Bu nedenle, temyiz isteminin kabulü ile mahkeme kararının bozulması gerektiği düşünülmektedir.
TÜRK MİLLETİ ADINA
Hüküm veren Danıştay Yedinci Dairesince işin gereği görüşüldü:
Dosyanın incelenmesinden; … Elektronik Bilgi İşlem
İthalat İhracat Pazarlama Sanayi ve Ticaret Limited Şirketi adına
tescilli serbest dolaşıma giriş beyannamesi muhteviyatı eşya nedeniyle,
gümrük müşaviri olan davacı Şirketin temsilcisi sıfatıyla beyannameyi
imzalayan … adına ek olarak tahakkuk ettirilen özel tüketim vergisine
vaki itirazın reddine ilişkin İzmir Gümrük ve Muhafaza Başmüdürlüğünün
08.04.2009 gün ve 2009/76 sayılı işleminin yine … adına tesis edildiği,
anılan işlemin iptali istemiyle davacı Şirket tarafından açılan davada,
Mahkemece, uyuşmazlığın esasının incelenmesi suretiyle karar verildiği
anlaşılmıştır.
İptal davasının tanımı, 2577 İdari Yargılama Usulü
Kanunu’nun 2'nci maddesinin 1'inci fıkrasının 08.06.2000 tarih ve 4577
sayılı Kanun’un 5'inci maddesiyle değişik (a) bendinde; "idari işlemler
hakkında yetki, şekil, sebep, konu ve maksat yönlerinden biri ile hukuka
aykırı olduklarından dolayı menfaatleri ihlal edilenler tarafından
açılan davalar" olarak yapılmaktadır. Bu tanıma göre; iptal davası
açılabilmesi için, davacının medeni hakları kullanma ehliyetine sahip
olması yanında, ayrıca, iptali istenilen idari işlemin menfaatini ihlal
ediyor olması; bu menfaatin de, meşru, güncel ve kişisel nitelik
taşıması gereklidir. İdari Yargılama Hukukunda davada taraf olma
ehliyetinin bir koşulu olarak kabul edilen menfaat ihlali olmadan, iptal
davası açılmasına olanak yoktur.
Öte yandan; 2577 sayılı Kanun’un 14'üncü maddesinin
3'üncü fıkrasının (c) bendinde, ehliyet hususu, ilk inceleme konuları
arasında sayılmış; 15'inci maddesinin 1' inci fıkrasının (b) bendinde
ise, ehliyetsiz kişi tarafından açılan davaların reddine karar
verileceği hükme bağlanmış olup; bu hükümlere göre, idari dava açan
kişinin dava ehliyetinin varlığı, açılan davanın incelenebilmesi için
zorunlu bulunmaktadır.
Sözü edilen hukuki durum karşısında; … adına tahakkuk
ettirilen özel tüketim vergisine vaki itirazın reddine dair olup, anılan
şahıs adına tesis edilen işlemin iptali istemiyle, … Gümrük Müşavirliği
Anonim Şirketince açılan davada, kendisi adına yapılan herhangi bir
tahakkuk bulunmadığı gibi, başkası adına tesis edilen idari işlemin
iptalini istemekte de menfaatinin olmadığı açıktır.

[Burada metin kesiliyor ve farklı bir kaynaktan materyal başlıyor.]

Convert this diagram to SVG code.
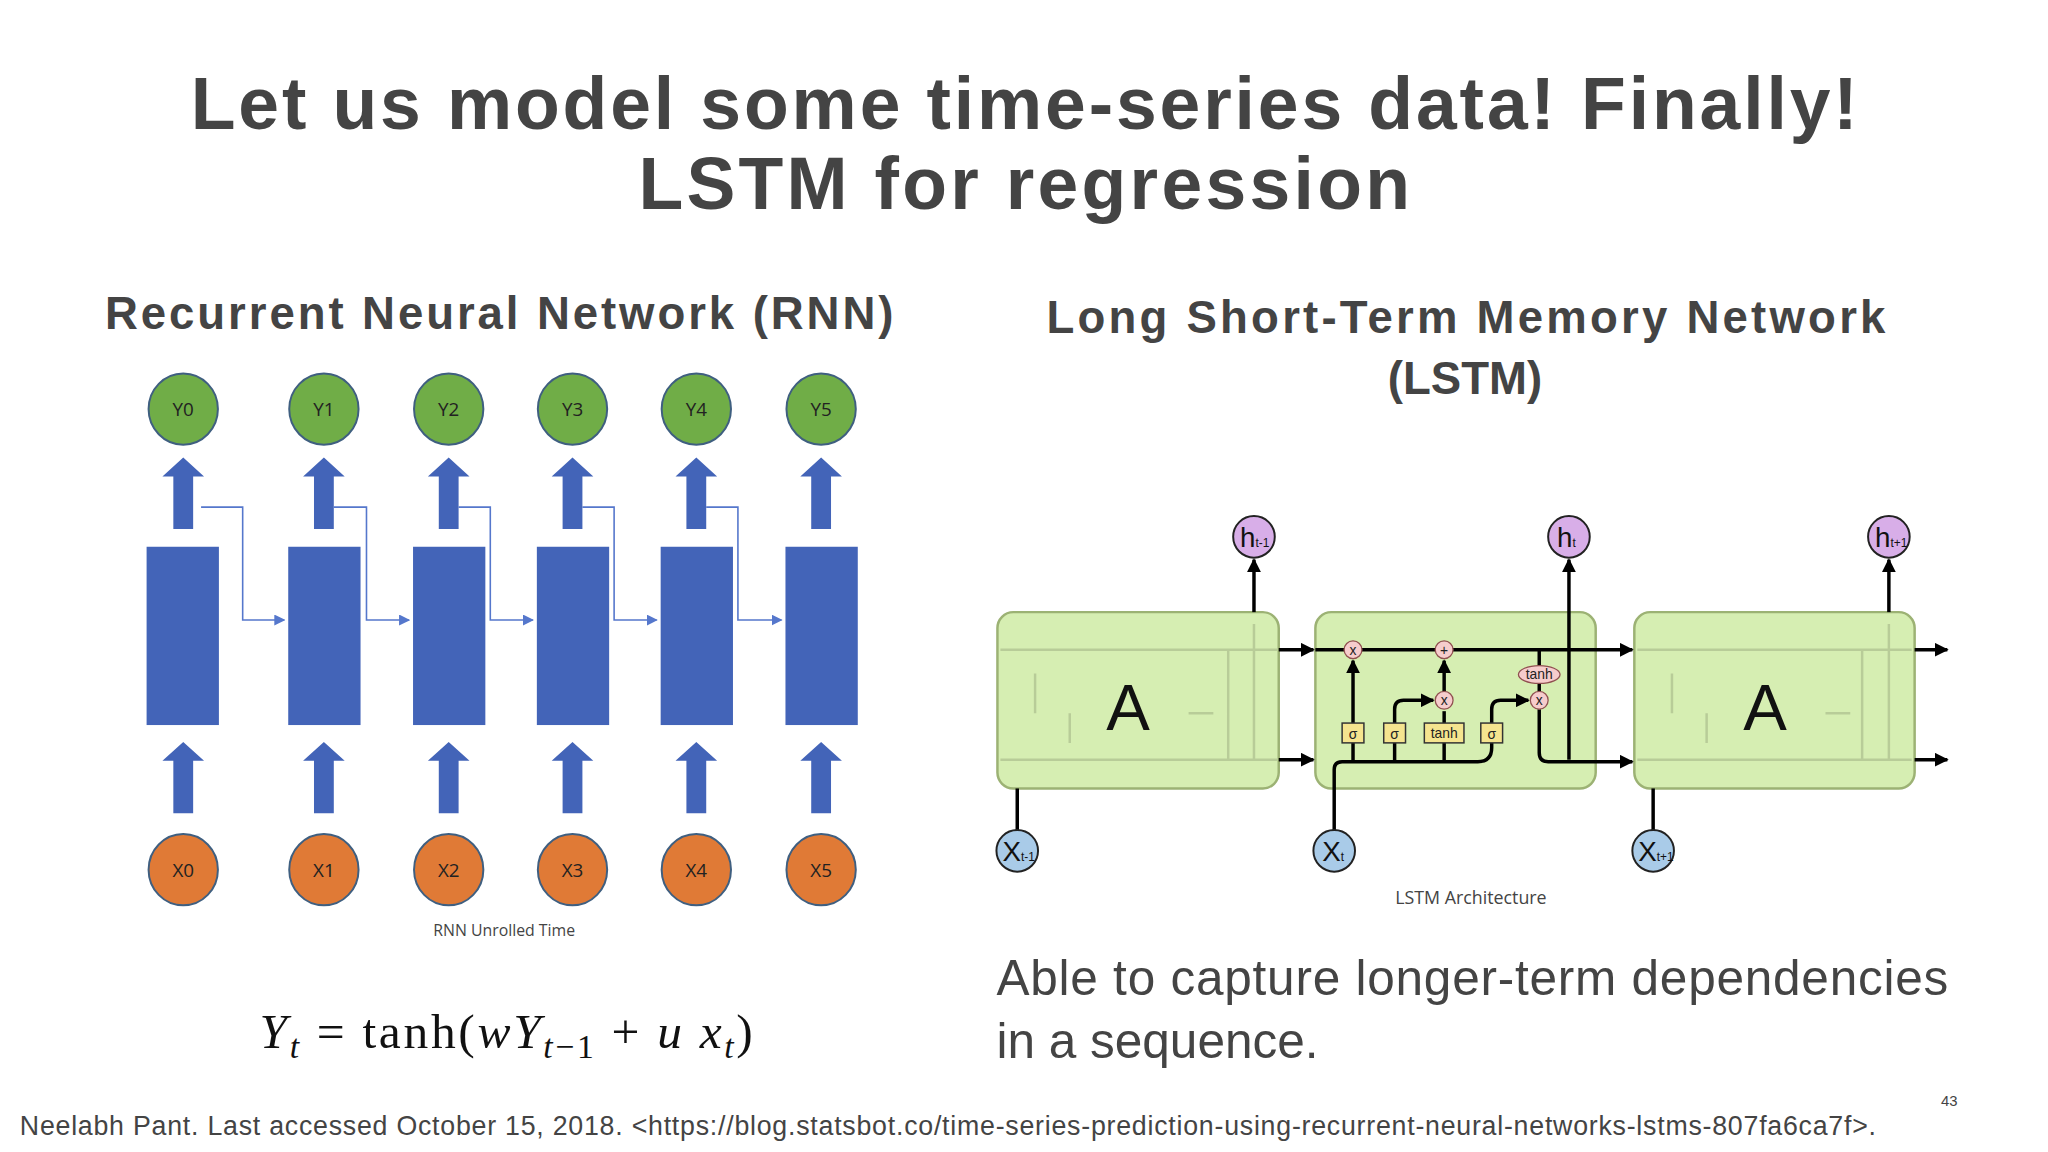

Bu bakımdan, davanın, ehliyet yönünden usule uygun olarak
açılıp açılmadığı hususu değerlendirilmeden, Mahkemece, işin esası
hakkında verilen kararda isabet görülmemiştir.

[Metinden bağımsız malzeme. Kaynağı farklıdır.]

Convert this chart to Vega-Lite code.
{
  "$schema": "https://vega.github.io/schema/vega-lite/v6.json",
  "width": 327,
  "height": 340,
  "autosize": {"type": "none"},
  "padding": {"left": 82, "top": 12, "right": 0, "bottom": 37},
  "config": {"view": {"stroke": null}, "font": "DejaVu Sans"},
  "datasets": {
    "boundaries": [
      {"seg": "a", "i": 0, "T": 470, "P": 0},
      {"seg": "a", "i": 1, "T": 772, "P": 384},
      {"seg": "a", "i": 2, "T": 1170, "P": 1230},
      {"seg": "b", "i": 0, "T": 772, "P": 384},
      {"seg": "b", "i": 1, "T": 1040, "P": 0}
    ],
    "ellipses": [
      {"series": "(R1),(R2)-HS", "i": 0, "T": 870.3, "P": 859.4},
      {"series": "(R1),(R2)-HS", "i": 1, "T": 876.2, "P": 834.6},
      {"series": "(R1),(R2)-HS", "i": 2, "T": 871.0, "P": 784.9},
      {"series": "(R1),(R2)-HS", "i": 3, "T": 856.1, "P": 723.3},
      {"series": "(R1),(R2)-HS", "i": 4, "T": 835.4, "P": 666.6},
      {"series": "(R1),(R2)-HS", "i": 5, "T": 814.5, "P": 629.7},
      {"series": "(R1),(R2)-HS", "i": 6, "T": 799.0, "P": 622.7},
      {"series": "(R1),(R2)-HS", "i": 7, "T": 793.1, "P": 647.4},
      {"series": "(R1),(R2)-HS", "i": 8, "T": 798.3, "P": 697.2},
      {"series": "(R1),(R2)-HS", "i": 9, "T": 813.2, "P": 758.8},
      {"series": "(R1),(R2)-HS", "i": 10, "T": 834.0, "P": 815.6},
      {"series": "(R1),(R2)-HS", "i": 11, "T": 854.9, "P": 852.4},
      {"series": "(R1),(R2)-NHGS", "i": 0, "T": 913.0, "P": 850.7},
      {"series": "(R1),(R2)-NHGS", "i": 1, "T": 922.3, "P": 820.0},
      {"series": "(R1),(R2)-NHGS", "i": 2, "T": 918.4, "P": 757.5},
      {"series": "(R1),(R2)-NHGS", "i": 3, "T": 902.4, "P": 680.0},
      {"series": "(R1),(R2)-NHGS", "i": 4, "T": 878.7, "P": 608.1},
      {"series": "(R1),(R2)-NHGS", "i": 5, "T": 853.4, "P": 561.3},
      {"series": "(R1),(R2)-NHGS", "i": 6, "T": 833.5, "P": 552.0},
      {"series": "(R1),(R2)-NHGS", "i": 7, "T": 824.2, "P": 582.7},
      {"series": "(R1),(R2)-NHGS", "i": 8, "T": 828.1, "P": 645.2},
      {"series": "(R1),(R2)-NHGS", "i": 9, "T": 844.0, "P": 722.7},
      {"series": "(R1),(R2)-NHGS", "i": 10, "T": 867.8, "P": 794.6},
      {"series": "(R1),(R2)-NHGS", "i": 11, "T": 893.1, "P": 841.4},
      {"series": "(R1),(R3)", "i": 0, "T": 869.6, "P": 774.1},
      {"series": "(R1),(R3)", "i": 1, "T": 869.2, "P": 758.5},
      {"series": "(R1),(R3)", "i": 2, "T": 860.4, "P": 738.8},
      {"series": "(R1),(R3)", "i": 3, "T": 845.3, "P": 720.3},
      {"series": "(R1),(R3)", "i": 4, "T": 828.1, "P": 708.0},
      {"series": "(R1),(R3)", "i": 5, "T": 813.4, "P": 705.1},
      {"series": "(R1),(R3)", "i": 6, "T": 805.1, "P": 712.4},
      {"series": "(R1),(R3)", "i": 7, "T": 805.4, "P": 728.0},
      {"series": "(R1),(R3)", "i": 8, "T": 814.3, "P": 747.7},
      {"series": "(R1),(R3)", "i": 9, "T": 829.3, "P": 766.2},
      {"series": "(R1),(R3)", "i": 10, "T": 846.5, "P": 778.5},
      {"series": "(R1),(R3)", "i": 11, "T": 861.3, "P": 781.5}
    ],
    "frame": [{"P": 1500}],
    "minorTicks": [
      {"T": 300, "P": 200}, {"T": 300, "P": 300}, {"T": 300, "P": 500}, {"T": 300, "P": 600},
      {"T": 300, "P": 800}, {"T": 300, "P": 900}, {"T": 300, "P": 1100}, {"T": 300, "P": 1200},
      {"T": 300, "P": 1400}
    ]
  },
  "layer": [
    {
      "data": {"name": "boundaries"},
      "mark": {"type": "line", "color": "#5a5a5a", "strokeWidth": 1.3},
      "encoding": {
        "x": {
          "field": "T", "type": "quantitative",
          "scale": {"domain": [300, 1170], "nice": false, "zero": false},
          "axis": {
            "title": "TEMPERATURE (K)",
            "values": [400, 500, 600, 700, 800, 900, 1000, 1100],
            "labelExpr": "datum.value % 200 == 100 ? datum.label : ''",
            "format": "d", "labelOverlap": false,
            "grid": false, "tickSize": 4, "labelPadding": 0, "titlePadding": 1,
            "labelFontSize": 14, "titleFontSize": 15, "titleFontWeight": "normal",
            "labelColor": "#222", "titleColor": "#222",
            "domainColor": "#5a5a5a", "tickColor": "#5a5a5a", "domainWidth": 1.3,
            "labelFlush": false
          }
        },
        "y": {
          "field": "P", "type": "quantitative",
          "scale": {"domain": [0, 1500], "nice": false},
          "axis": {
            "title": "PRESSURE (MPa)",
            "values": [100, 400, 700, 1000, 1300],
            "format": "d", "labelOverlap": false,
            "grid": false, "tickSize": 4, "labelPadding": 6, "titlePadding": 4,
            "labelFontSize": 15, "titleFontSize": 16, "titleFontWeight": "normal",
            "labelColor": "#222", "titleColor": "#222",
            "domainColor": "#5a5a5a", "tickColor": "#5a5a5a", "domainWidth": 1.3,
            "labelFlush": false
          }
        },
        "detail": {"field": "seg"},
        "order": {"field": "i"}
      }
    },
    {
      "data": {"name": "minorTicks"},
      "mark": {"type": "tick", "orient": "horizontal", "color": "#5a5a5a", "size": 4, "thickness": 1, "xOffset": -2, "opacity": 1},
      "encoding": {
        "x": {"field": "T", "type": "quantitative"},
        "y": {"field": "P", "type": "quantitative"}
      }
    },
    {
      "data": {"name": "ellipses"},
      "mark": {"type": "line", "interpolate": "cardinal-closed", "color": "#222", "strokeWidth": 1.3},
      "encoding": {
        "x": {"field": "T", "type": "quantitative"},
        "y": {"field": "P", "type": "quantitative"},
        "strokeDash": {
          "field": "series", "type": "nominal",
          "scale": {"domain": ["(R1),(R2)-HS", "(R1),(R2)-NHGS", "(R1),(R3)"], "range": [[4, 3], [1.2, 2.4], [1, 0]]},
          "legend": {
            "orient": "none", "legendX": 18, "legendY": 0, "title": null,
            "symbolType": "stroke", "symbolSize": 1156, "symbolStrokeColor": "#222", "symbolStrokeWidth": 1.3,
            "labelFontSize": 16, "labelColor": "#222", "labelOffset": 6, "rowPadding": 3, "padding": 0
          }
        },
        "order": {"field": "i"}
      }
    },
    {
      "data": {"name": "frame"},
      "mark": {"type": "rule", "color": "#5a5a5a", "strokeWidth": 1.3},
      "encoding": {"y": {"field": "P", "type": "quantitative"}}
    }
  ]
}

Açıklanan nedenlerle, temyiz isteminin kabulüne ve
mahkeme kararının bozulmasına, bozma kararı üzerine, Mahkemece yeniden
verilecek kararla birlikte yargılama giderleri de hüküm altına
alınacağından, bu hususta ayrıca hüküm tesisine gerek bulunmadığına,
23.09.2014 gününde oybirliğiyle karar verildi.